May 30, 2011

To the Moon, Alice! I mean Susie!
Pan Am Moon Club Card

My reservations for the moon were set and this card proved it. Click image for larger view.

For all the dystopian commentary on mankind’s distant future the 1968 film 2001 projected, it also allowed us to place ourselves in an optimistic and limitless near future as we neared the apex of America’s space program: the moon landing. This was one of the first films to feature low key product placement like the American Express credit card and the iconic scenes of Pan Am’s Space Clipper ferrying people to the a near orbit docking station on their way to the moon. If it was hard to visualize humanity evolving into that obelisk’s future, it was easy to imagine ourselves participating in the more consumer-friendly one.
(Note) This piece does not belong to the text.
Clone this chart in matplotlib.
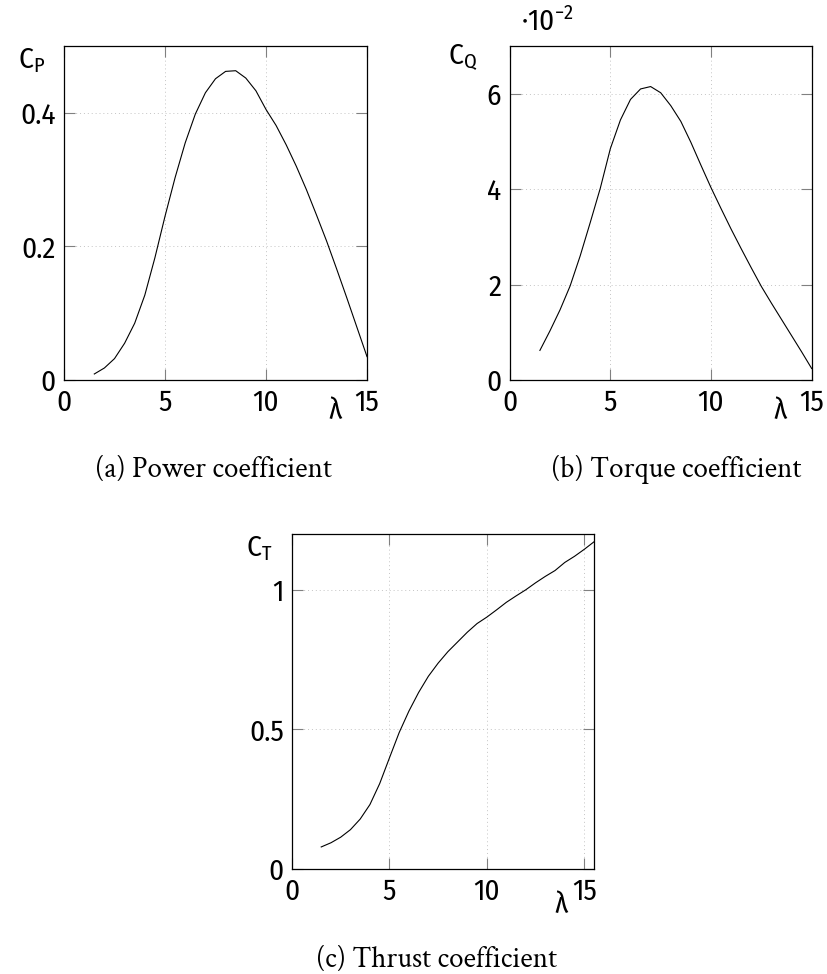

Soon after Apollo 8’s orbit of the moon in December 1968 Pan Am began taking reservations for its first commercial flights to the moon. And, as it turned out, I was the 1043rd person to do so.

I remember calling Pan Am reservations. “I’d like to make a round-trip reservation to the moon,” I told the woman on the other end of the phone. And, without skipping a beat, she replied, “For how many passengers, please?” Using their traditional call center and an identical script added to the reality of what I was doing. I was making a reservation for a real future.

“Two,” I said. “For my wife and me.” I gave her my name and when she asked for my wife’s name I told her “I don’t know yet. I’m not married. But I will be when it’s time to go.” I was adventurous at 20 but had no desire to share this momentous event with strangers. I was planning ahead on multiple fronts.

At first she wouldn’t accept my reservation for my wife-to-be but I finally convinced her of my sincerity. She didn’t really have to follow every detail of her script and she finally relented. “Will that be coach or first class?”

Our present future is a bit different. Pan Am is no longer and airplane trips are as romantic as bus trips; I finally got an American Express card but leave home without all the time; and commercial lunar trips are still science fiction. Back on Earth and finally married (18 years today) my wife and I are firmly planted in the stratosphere that is our attic, downsizing and getting rid of the more extraneous parts of our past. But as I went through my first box of very important memories I spied this card—proof of my membership in Pan Am’s First Moon Trip Club and proof that, at one time decades ago, I was ready to leave home and this planet on the first commercial spaceship outta here. (Oh, this process is sure to be glacial if I keep unearthing important documents like this.)

Now that I have my wife firmly in hand I’m ready for our flight. If I could only give that reservation clerk Susie’s name.